— Start DATA BLOCK —

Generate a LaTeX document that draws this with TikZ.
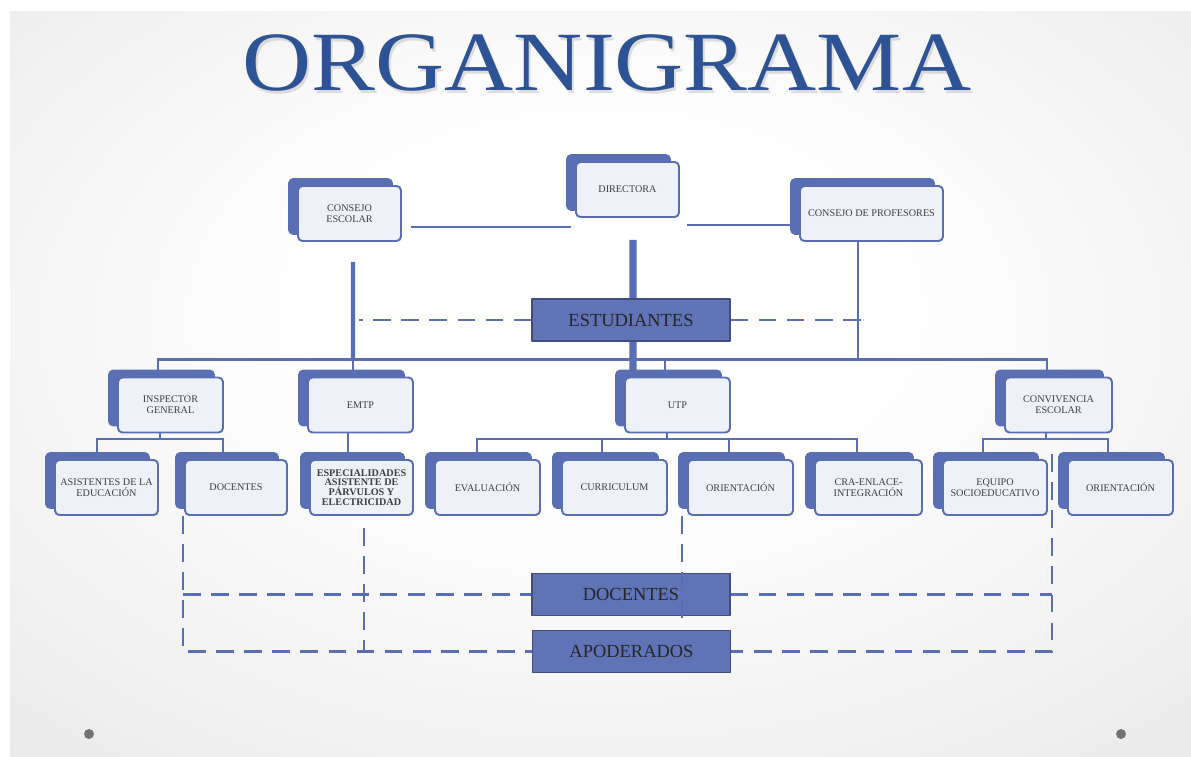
\documentclass[tikz,border=0pt]{standalone}
\usepackage{fontspec}
\setmainfont{Liberation Serif}
\usetikzlibrary{calc,shadows}
\definecolor{azul}{HTML}{5A6EB4}
\definecolor{azulclaro}{HTML}{EEF1F8}
\definecolor{barra}{HTML}{5F73B6}
\definecolor{barraborde}{HTML}{404E80}
\definecolor{titulo}{HTML}{2E5395}
\definecolor{fondoA}{HTML}{FFFFFF}
\definecolor{fondoB}{HTML}{EFEFEF}
\definecolor{fondoC}{HTML}{DDDDDD}
\definecolor{fondoD}{HTML}{CECECE}
\pgfdeclareradialshading{fondo}{\pgfpoint{0bp}{6bp}}{color(0bp)=(fondoA); color(12bp)=(fondoA); color(32bp)=(fondoB); color(50bp)=(fondoC); color(75bp)=(fondoD)}
\pgfdeclarelayer{fondo}
\pgfdeclarelayer{background}
\pgfsetlayers{fondo,background,main}
\begin{document}
\begin{tikzpicture}[x=0.02cm, y=-0.02cm, line join=round,
	caja/.style={draw=azul, line width=1.1pt, fill=azulclaro, rounded corners=2.5pt, minimum width=#1*0.02cm, minimum height=1.1cm, inner sep=1pt, align=center, text=black!75, font=\fontsize{5.8}{6.2}\selectfont, copy shadow={shadow xshift=-0.18cm, shadow yshift=0.14cm, fill=azul, draw=azul}},
	caja/.default=103,
	barra/.style={draw=barraborde, line width=0.8pt, fill=barra, minimum width=3.96cm, minimum height=0.84cm, text=black!85, font=\fontsize{10.5}{12}\selectfont},
	linea/.style={draw=azul, line width=1.6pt},
	medio/.style={draw=azul, line width=2.4pt},
	grueso/.style={draw=azul, line width=4pt},
	fino/.style={draw=azul, line width=1.1pt},
	guion/.style={draw=azul, line width=1.3pt, dash pattern=on 10pt off 6pt},
	rotulo/.style={font=\fontsize{48}{48}\selectfont, xscale=1.135, anchor=base}]
	\useasboundingbox (0,0) rectangle (1191,757);
	\begin{pgfonlayer}{fondo}
		\shade[shading=fondo] (10,12) rectangle (1191,757);
		\fill[black!55] (89,734) circle[radius=0.1cm];
		\fill[black!55] (1121,734) circle[radius=0.1cm];
	\end{pgfonlayer}
	% titulo
	\node[rotulo, text=black!40, opacity=.3] (sombra) at (609,94) {ORGANIGRAMA};
	\node[rotulo, text=titulo] (titulo) at (607,91) {ORGANIGRAMA};
	% nivel 1
	\node[caja] (dir) at (627.5,189.5) {DIRECTORA};
	\node[caja] (conEsc) at (349.5,213.5) {CONSEJO\\ESCOLAR};
	\node[caja=143] (conProf) at (871.5,213.5) {CONSEJO DE PROFESORES};
	\node[barra] (est) at (631,320) {ESTUDIANTES};
	% nivel 2
	\node[caja=105] (insp) at (170.5,405) {INSPECTOR\\GENERAL};
	\node[caja=105] (emtp) at (360.5,405) {EMTP};
	\node[caja=105] (utp) at (677.5,405) {UTP};
	\node[caja=107] (conv) at (1058.5,405) {CONVIVENCIA\\ESCOLAR};
	% nivel 3
	\node[caja] (asis) at (106.5,487.5) {ASISTENTES DE LA\\EDUCACIÓN};
	\node[caja=102] (doc) at (236,487.5) {DOCENTES};
	\node[caja, font=\fontsize{5.8}{5.6}\selectfont\bfseries] (espe) at (361.5,487.5) {ESPECIALIDADES\\ASISTENTE DE\\PÁRVULOS Y\\ELECTRICIDAD};
	\node[caja=105] (eval) at (487.5,487.5) {EVALUACIÓN};
	\node[caja=105] (curr) at (614.5,487.5) {CURRICULUM};
	\node[caja=105] (ori) at (740.5,487.5) {ORIENTACIÓN};
	\node[caja=107] (cra) at (868.5,487.5) {CRA-ENLACE-\\INTEGRACIÓN};
	\node[caja=104] (equ) at (995,487.5) {EQUIPO\\SOCIOEDUCATIVO};
	\node[caja=105] (ori2) at (1120.5,487.5) {ORIENTACIÓN};
	\node[barra] (docB) at (631,594.5) {DOCENTES};
	\node[barra] (apo) at (631.5,651.5) {APODERADOS};
	\begin{pgfonlayer}{background}
		\draw[linea] ($(conEsc.east)+(9,13.5)$) -- ++(160,0);
		\draw[linea] ($(dir.south east)+(7,7)$) -- ++(106,0);
		\draw[grueso] ($(dir.south)+(5.5,22)$) -- ($(utp.north)+(-44.5,0)$);
		\draw[medio] ($(conEsc.south)+(3.5,20)$) -- ($(emtp.north)+(-7.5,-17)$);
		\draw[linea] ($(conProf.south)+(-13.5,0)$) -- ++(0,118);
		\draw[linea] ($(insp.north)+(-12.5,0)$) -- ++(0,-17) -| ($(conv.north)+(-11.5,0)$);
		\draw[linea] ($(emtp.north)+(-7.5,0)$) -- ++(0,-17);
		\draw[linea] ($(utp.north)+(-12.5,0)$) -- ++(0,-17);
		% ramas
		\draw[fino] ($(insp.south)+(-10.5,0)$) -- ++(0,7);
		\draw[fino] ($(asis.north)+(-9.5,0)$) -- ++(0,-20) -| ($(doc.north)+(-13,0)$);
		\draw[fino] ($(emtp.south)+(-12.5,0)$) -- ($(espe.north)+(-13.5,0)$);
		\draw[fino] ($(utp.south)+(-10.5,0)$) -- ++(0,7);
		\draw[fino] ($(eval.north)+(-10.5,0)$) -- ++(0,-20) -| ($(cra.north)+(-11.5,0)$);
		\foreach \n/\d in {curr/-12.5, ori/-11.5}
			\draw[fino] ($(\n.north)+(\d,0)$) -- ++(0,-20);
		\draw[fino] ($(conv.south)+(-12.5,0)$) -- ++(0,7);
		\draw[fino] ($(equ.north)+(-12,0)$) -- ++(0,-20) -| ($(ori2.north)+(-12.5,0)$);
		% lineas punteadas
		\draw[guion] (est.west) -- ++(-172,0);
		\draw[guion] (est.east) -- ++(130,0);
		\coordinate (dizq) at ($(doc.south west)+(-1,0)$);
		\coordinate (dder) at ($(equ.north east)+(4,-5)$);
		\draw[guion] (dizq) |- (apo.west);
		\draw[guion] (dizq |- docB.west) -- (docB.west);
		\draw[guion] ($(espe.south)+(2.5,12)$) -- ($(espe.south |- apo.west)+(2.5,0)$);
		\draw[guion] (dder) |- (apo.east);
		\draw[guion] (docB.east) -- (docB.east -| dder);
	\end{pgfonlayer}
	\draw[guion] ($(ori.south west)+(-5,0)$) -- ++(0,107);
\end{tikzpicture}
\end{document}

— End DATA BLOCK —

» **WHAT YOU NEED TO DO**
Quote the material word for word, dropping any images it holds.

» **EXPECTED OUTPUT**
Generate a LaTeX document that draws this with TikZ.
\documentclass[tikz,border=0pt]{standalone}
\usepackage{fontspec}
\setmainfont{Liberation Serif}
\usetikzlibrary{calc,shadows}
\definecolor{azul}{HTML}{5A6EB4}
\definecolor{azulclaro}{HTML}{EEF1F8}
\definecolor{barra}{HTML}{5F73B6}
\definecolor{barraborde}{HTML}{404E80}
\definecolor{titulo}{HTML}{2E5395}
\definecolor{fondoA}{HTML}{FFFFFF}
\definecolor{fondoB}{HTML}{EFEFEF}
\definecolor{fondoC}{HTML}{DDDDDD}
\definecolor{fondoD}{HTML}{CECECE}
\pgfdeclareradialshading{fondo}{\pgfpoint{0bp}{6bp}}{color(0bp)=(fondoA); color(12bp)=(fondoA); color(32bp)=(fondoB); color(50bp)=(fondoC); color(75bp)=(fondoD)}
\pgfdeclarelayer{fondo}
\pgfdeclarelayer{background}
\pgfsetlayers{fondo,background,main}
\begin{document}
\begin{tikzpicture}[x=0.02cm, y=-0.02cm, line join=round,
	caja/.style={draw=azul, line width=1.1pt, fill=azulclaro, rounded corners=2.5pt, minimum width=#1*0.02cm, minimum height=1.1cm, inner sep=1pt, align=center, text=black!75, font=\fontsize{5.8}{6.2}\selectfont, copy shadow={shadow xshift=-0.18cm, shadow yshift=0.14cm, fill=azul, draw=azul}},
	caja/.default=103,
	barra/.style={draw=barraborde, line width=0.8pt, fill=barra, minimum width=3.96cm, minimum height=0.84cm, text=black!85, font=\fontsize{10.5}{12}\selectfont},
	linea/.style={draw=azul, line width=1.6pt},
	medio/.style={draw=azul, line width=2.4pt},
	grueso/.style={draw=azul, line width=4pt},
	fino/.style={draw=azul, line width=1.1pt},
	guion/.style={draw=azul, line width=1.3pt, dash pattern=on 10pt off 6pt},
	rotulo/.style={font=\fontsize{48}{48}\selectfont, xscale=1.135, anchor=base}]
	\useasboundingbox (0,0) rectangle (1191,757);
	\begin{pgfonlayer}{fondo}
		\shade[shading=fondo] (10,12) rectangle (1191,757);
		\fill[black!55] (89,734) circle[radius=0.1cm];
		\fill[black!55] (1121,734) circle[radius=0.1cm];
	\end{pgfonlayer}
	% titulo
	\node[rotulo, text=black!40, opacity=.3] (sombra) at (609,94) {ORGANIGRAMA};
	\node[rotulo, text=titulo] (titulo) at (607,91) {ORGANIGRAMA};
	% nivel 1
	\node[caja] (dir) at (627.5,189.5) {DIRECTORA};
	\node[caja] (conEsc) at (349.5,213.5) {CONSEJO\\ESCOLAR};
	\node[caja=143] (conProf) at (871.5,213.5) {CONSEJO DE PROFESORES};
	\node[barra] (est) at (631,320) {ESTUDIANTES};
	% nivel 2
	\node[caja=105] (insp) at (170.5,405) {INSPECTOR\\GENERAL};
	\node[caja=105] (emtp) at (360.5,405) {EMTP};
	\node[caja=105] (utp) at (677.5,405) {UTP};
	\node[caja=107] (conv) at (1058.5,405) {CONVIVENCIA\\ESCOLAR};
	% nivel 3
	\node[caja] (asis) at (106.5,487.5) {ASISTENTES DE LA\\EDUCACIÓN};
	\node[caja=102] (doc) at (236,487.5) {DOCENTES};
	\node[caja, font=\fontsize{5.8}{5.6}\selectfont\bfseries] (espe) at (361.5,487.5) {ESPECIALIDADES\\ASISTENTE DE\\PÁRVULOS Y\\ELECTRICIDAD};
	\node[caja=105] (eval) at (487.5,487.5) {EVALUACIÓN};
	\node[caja=105] (curr) at (614.5,487.5) {CURRICULUM};
	\node[caja=105] (ori) at (740.5,487.5) {ORIENTACIÓN};
	\node[caja=107] (cra) at (868.5,487.5) {CRA-ENLACE-\\INTEGRACIÓN};
	\node[caja=104] (equ) at (995,487.5) {EQUIPO\\SOCIOEDUCATIVO};
	\node[caja=105] (ori2) at (1120.5,487.5) {ORIENTACIÓN};
	\node[barra] (docB) at (631,594.5) {DOCENTES};
	\node[barra] (apo) at (631.5,651.5) {APODERADOS};
	\begin{pgfonlayer}{background}
		\draw[linea] ($(conEsc.east)+(9,13.5)$) -- ++(160,0);
		\draw[linea] ($(dir.south east)+(7,7)$) -- ++(106,0);
		\draw[grueso] ($(dir.south)+(5.5,22)$) -- ($(utp.north)+(-44.5,0)$);
		\draw[medio] ($(conEsc.south)+(3.5,20)$) -- ($(emtp.north)+(-7.5,-17)$);
		\draw[linea] ($(conProf.south)+(-13.5,0)$) -- ++(0,118);
		\draw[linea] ($(insp.north)+(-12.5,0)$) -- ++(0,-17) -| ($(conv.north)+(-11.5,0)$);
		\draw[linea] ($(emtp.north)+(-7.5,0)$) -- ++(0,-17);
		\draw[linea] ($(utp.north)+(-12.5,0)$) -- ++(0,-17);
		% ramas
		\draw[fino] ($(insp.south)+(-10.5,0)$) -- ++(0,7);
		\draw[fino] ($(asis.north)+(-9.5,0)$) -- ++(0,-20) -| ($(doc.north)+(-13,0)$);
		\draw[fino] ($(emtp.south)+(-12.5,0)$) -- ($(espe.north)+(-13.5,0)$);
		\draw[fino] ($(utp.south)+(-10.5,0)$) -- ++(0,7);
		\draw[fino] ($(eval.north)+(-10.5,0)$) -- ++(0,-20) -| ($(cra.north)+(-11.5,0)$);
		\foreach \n/\d in {curr/-12.5, ori/-11.5}
			\draw[fino] ($(\n.north)+(\d,0)$) -- ++(0,-20);
		\draw[fino] ($(conv.south)+(-12.5,0)$) -- ++(0,7);
		\draw[fino] ($(equ.north)+(-12,0)$) -- ++(0,-20) -| ($(ori2.north)+(-12.5,0)$);
		% lineas punteadas
		\draw[guion] (est.west) -- ++(-172,0);
		\draw[guion] (est.east) -- ++(130,0);
		\coordinate (dizq) at ($(doc.south west)+(-1,0)$);
		\coordinate (dder) at ($(equ.north east)+(4,-5)$);
		\draw[guion] (dizq) |- (apo.west);
		\draw[guion] (dizq |- docB.west) -- (docB.west);
		\draw[guion] ($(espe.south)+(2.5,12)$) -- ($(espe.south |- apo.west)+(2.5,0)$);
		\draw[guion] (dder) |- (apo.east);
		\draw[guion] (docB.east) -- (docB.east -| dder);
	\end{pgfonlayer}
	\draw[guion] ($(ori.south west)+(-5,0)$) -- ++(0,107);
\end{tikzpicture}
\end{document}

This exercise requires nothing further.